Some producers and retailers want to keep the hype going but without turning people off. They want people to drink and talk about the whisky rather than just queue for it and so they have started coming up with more creative ways to encourage – or even enforce – their whiskies to be opened. For example, if you’re lucky enough to buy a Buffalo Trace Antique Collection bottle from Master of Malt, you’ll find that your name is engraved on the bottle as part of an oath not to sell it, meaning that auctioning the bottle would expose your betrayal to the world. Fat shaming may be controversial, but in whisky circles flip shaming is pretty popular.
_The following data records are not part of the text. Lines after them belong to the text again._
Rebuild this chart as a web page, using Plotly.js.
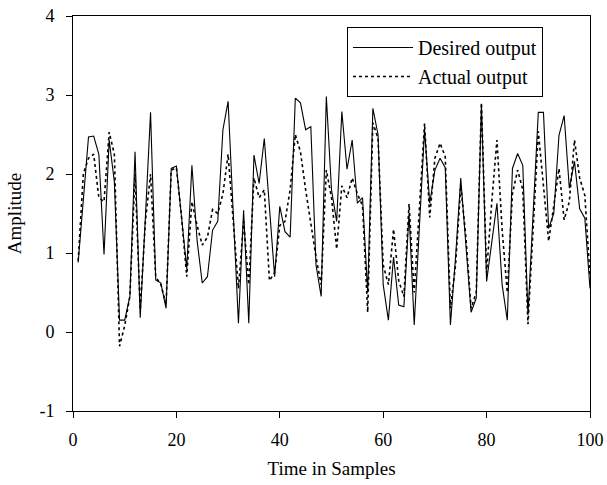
<!DOCTYPE html>
<html><head><meta charset="utf-8">
<script src="https://cdn.plot.ly/plotly-3.0.1.min.js"></script>
<style>body{margin:0;padding:0;background:#fff}</style>
</head><body><div id="chart" style="width:607px;height:485px"></div>
<script>
const samples = [1,2,3,4,5,6,7,8,9,10,11,12,13,14,15,16,17,18,19,20,
21,22,23,24,25,26,27,28,29,30,31,32,33,34,35,36,37,38,39,40,
41,42,43,44,45,46,47,48,49,50,51,52,53,54,55,56,57,58,59,60,
61,62,63,64,65,66,67,68,69,70,71,72,73,74,75,76,77,78,79,80,
81,82,83,84,85,86,87,88,89,90,91,92,93,94,95,96,97,98,99,100];

const desired = [0.88,1.7,2.47,2.48,2.25,0.98,2.43,1.9,0.15,0.15,
0.45,2.28,0.18,1.45,2.78,0.66,0.62,0.3,2.07,2.1,
1.4,0.8,2.11,1.16,0.62,0.7,1.29,1.4,2.56,2.92,
1.5,0.11,1.54,0.11,2.24,1.88,2.45,1.6,0.7,1.59,
1.27,1.2,2.96,2.9,2.56,2.6,0.85,0.45,2.98,1.8,
1.4,2.79,2.06,2.43,1.63,1.7,0.5,2.83,2.5,0.6,
0.15,0.95,0.34,0.32,1.5,0.09,1.3,2.56,1.63,2.05,
2.2,2.08,0.09,0.95,1.95,1.1,0.25,0.43,2.89,0.64,
1.15,1.63,0.6,0.15,2.07,2.26,2.11,0.22,1.5,2.78,
2.78,1.31,1.5,2.49,2.74,1.82,2.16,1.56,1.44,0.55];

const actual = [0.9,2.0,2.2,2.25,1.7,1.65,2.53,2.25,-0.18,0.08,
0.45,2.0,0.28,1.4,2.0,0.7,0.6,0.35,2.05,2.08,
1.45,0.7,1.65,1.35,1.1,1.2,1.55,1.5,1.75,2.25,
1.4,0.55,1.4,0.6,1.95,1.7,1.8,0.65,0.75,1.35,
1.4,1.8,2.5,2.28,1.8,1.35,0.95,0.6,2.05,1.7,
1.05,1.85,1.7,1.95,1.75,1.6,0.25,2.65,2.45,0.85,
0.6,1.3,0.65,0.45,1.62,0.5,1.5,2.64,1.45,2.2,
2.39,2.22,0.3,0.85,1.85,1.2,0.3,0.5,2.9,0.75,
1.65,2.43,1.3,0.5,1.75,2.05,1.8,0.1,1.3,2.54,
1.85,1.15,1.6,2.07,1.42,1.65,2.43,1.95,1.73,0.7];

const xTicks = [0,20,40,60,80,100];
const yTicks = [-1,0,1,2,3,4];
const seriesNames = ['Desired output','Actual output'];

const FONT = 'Liberation Serif, Times New Roman, serif';

const traces = [
  {x: samples, y: desired, name: seriesNames[0], type: 'scatter', mode: 'lines',
   line: {color: '#000', width: 1.1, dash: 'solid'}},
  {x: samples, y: actual, name: seriesNames[1], type: 'scatter', mode: 'lines',
   line: {color: '#000', width: 1.6, dash: 'dot'}}
];

const axisCommon = {
  showgrid: false, zeroline: false, showline: true, linecolor: '#000', linewidth: 1,
  mirror: true, ticks: 'outside', ticklen: 6, tickwidth: 1, tickcolor: '#000',
  tickfont: {family: FONT, size: 18, color: '#000'}
};

const layout = {
  width: 607, height: 485,
  margin: {l: 73, r: 17, t: 16, b: 74},
  paper_bgcolor: '#fff', plot_bgcolor: '#fff',
  font: {family: FONT, color: '#000'},
  xaxis: Object.assign({}, axisCommon, {
    range: [0, 100], tickvals: xTicks, ticktext: xTicks.map(String),
    ticklabelstandoff: 6,
    title: {text: 'Time in Samples', font: {family: FONT, size: 19, color: '#000'}, standoff: 13}
  }),
  yaxis: Object.assign({}, axisCommon, {
    range: [-1, 4], tickvals: yTicks, ticktext: yTicks.map(String),
    ticklabelstandoff: 8,
    title: {text: 'Amplitude', font: {family: FONT, size: 19, color: '#000'}, standoff: 12}
  }),
  legend: {
    x: 0.53, y: 0.972, xanchor: 'left', yanchor: 'top',
    bgcolor: '#fff', bordercolor: '#000', borderwidth: 1,
    font: {family: FONT, size: 20, color: '#000'},
    itemwidth: 60, tracegroupgap: 0
  },
  showlegend: true
};

Plotly.newPlot('chart', traces, layout, {displayModeBar: false, staticPlot: true});
</script>
</body></html>
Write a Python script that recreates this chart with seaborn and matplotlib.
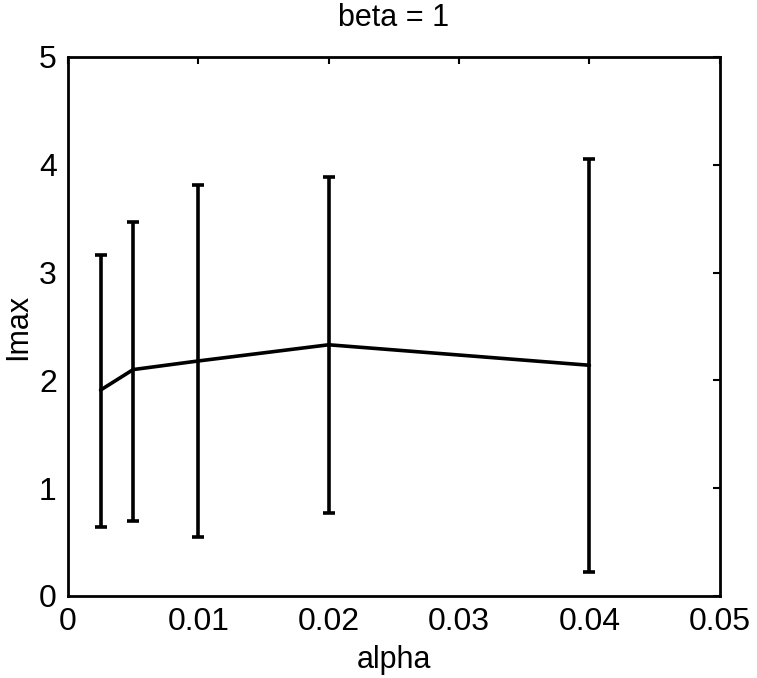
import matplotlib
matplotlib.use("Agg")
import matplotlib.pyplot as plt
import seaborn as sns
import pandas as pd
import numpy as np

# Sampled alpha values and the resulting Imax statistics
alpha = [0.0025, 0.005, 0.01, 0.02, 0.04]
imax_mean = [1.91, 2.10, 2.18, 2.33, 2.14]
imax_low = [0.64, 0.70, 0.55, 0.77, 0.22]
imax_high = [3.16, 3.47, 3.81, 3.89, 4.05]

x_ticks = [0, 0.01, 0.02, 0.03, 0.04, 0.05]
x_tick_labels = ["0", "0.01", "0.02", "0.03", "0.04", "0.05"]
y_ticks = [0, 1, 2, 3, 4, 5]

sns.set_style("white")
plt.rcParams["font.family"] = ["Liberation Sans", "DejaVu Sans"]
plt.rcParams["text.color"] = "black"
plt.rcParams["axes.labelcolor"] = "black"

df = pd.DataFrame({"alpha": alpha, "Imax": imax_mean,
                   "low": imax_low, "high": imax_high})

fig = plt.figure(figsize=(7.57, 6.78), dpi=100)
ax = fig.add_axes([0.0898, 0.121, 0.861, 0.795])

sns.lineplot(data=df, x="alpha", y="Imax", ax=ax, color="black",
             linewidth=2.6, sort=False)

yerr = np.vstack([df["Imax"] - df["low"], df["high"] - df["Imax"]])
ax.errorbar(df["alpha"], df["Imax"], yerr=yerr, fmt="none",
            ecolor="black", elinewidth=2.6, capsize=4.5, capthick=2.6)

ax.set_xlim(0, 0.05)
ax.set_ylim(0, 5)
ax.set_xticks(x_ticks)
ax.set_xticklabels(x_tick_labels)
ax.set_yticks(y_ticks)

ax.tick_params(direction="in", length=5, width=1.5, top=True, right=True,
               labelsize=23, pad=8, colors="black")
for s in ax.spines.values():
    s.set_visible(True)
    s.set_color("black")
    s.set_linewidth(2.0)

ax.set_xlabel("alpha", fontsize=22, labelpad=6)
ax.set_ylabel("Imax", fontsize=22, labelpad=4)
ax.set_title("beta = 1", fontsize=22, pad=22)

fig.savefig("out.png", dpi=100)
Milroy’s of Soho go a step beyond. At their Pappy Van Winkle raffle tastings, each person who buys a Van Winkle bottle must open the bottle on the spot. The atmosphere buzzes and every tear of the seal receives a good-hearted cheer, though the scene would surely turn ugly fast if someone refused to open their bottle. When Milroy’s recently released their own exclusive Chichibu single cask, they went even further. To prevent the bottle being flipped, buyers had to sign a purchase contract. If the buyer opened the bottle on the spot, they would be guaranteed the option to buy the next exclusive Milroy’s bottling. Extreme conditions demand extreme responses.
A nice thing about these methods of sale is that they make the purchaser happy to open their new bottle. We all have bills to pay and can face unexpected expenses, both of which whisky sales can help with. Understandably, people end up too afraid to open bottles they know they would fetch hefty sums on the secondary market. I know I’m guilty of this. But most whisky drinkers do want to open and enjoy their special bottles. If opening a bottle upon purchase is compulsory, then there’s no option to stress and you can instead focus on enjoying a dram. And that’s a bit like how I experienced today’s whisky.
This Daftmill bottling takes a different anti-flipping approach. Bottles are impossible to hoard or flip because they have not been made available for purchase at all. The only way to taste the whisky is to go to one of seven Scottish whisky bars and buy a dram.
The whisky is from cask #063/2008, a first fill bourbon barrel filled in December 2008 and bottled at 55.5% ABV in August 2019 for The Independent Whisky Bars of Scotland. It was distilled from Optic barley, which was harvested at Daftmill farm in summer 2006 and malted externally in summer 2007. A total of 160 bottles were produced. I paid £13 for a 35ml dram at the Bon Accord in Glasgow.
Nose: Sweet and layered, with malt on top, honey underneath, plus cinnamon and ginger baked in. This recipe would make a good granola. There’s also a slight citrus edge and hints of linseed oil. Adding water emphasises a dry woodiness, adding black pepper.
Taste: The honey and cinnamon granola is still here, with more malt and vanilla than the nose and some orange oil in the development. The mouthfeel is medium to oily. Water turns up the spices and further water introduces a flinty mineral element.
Finish: Long and spicy on cinnamon toast. With water, woodier with drying sawdust and tannins.
Daftmill produces very good whisky and this is a fine example of the distillery make. But although they must have high production costs by industry standards, the whisky is still expensive for its age and quality. Good as it is, it’s not the kind of transcendental liquid that I would go well out of my way for. Still, I am glad that I’ve tried it. This bar-exclusive release is ideal for me and for people who haven’t sampled Daftmill yet, as it lets us taste the whisky without fighting crowds or F5 buttons. I would welcome more and more widely available by-the-dram releases from Daftmill and others in the future. Sometimes it’s better to try a dram and never have a bottle than to have a bottle and never try a dram.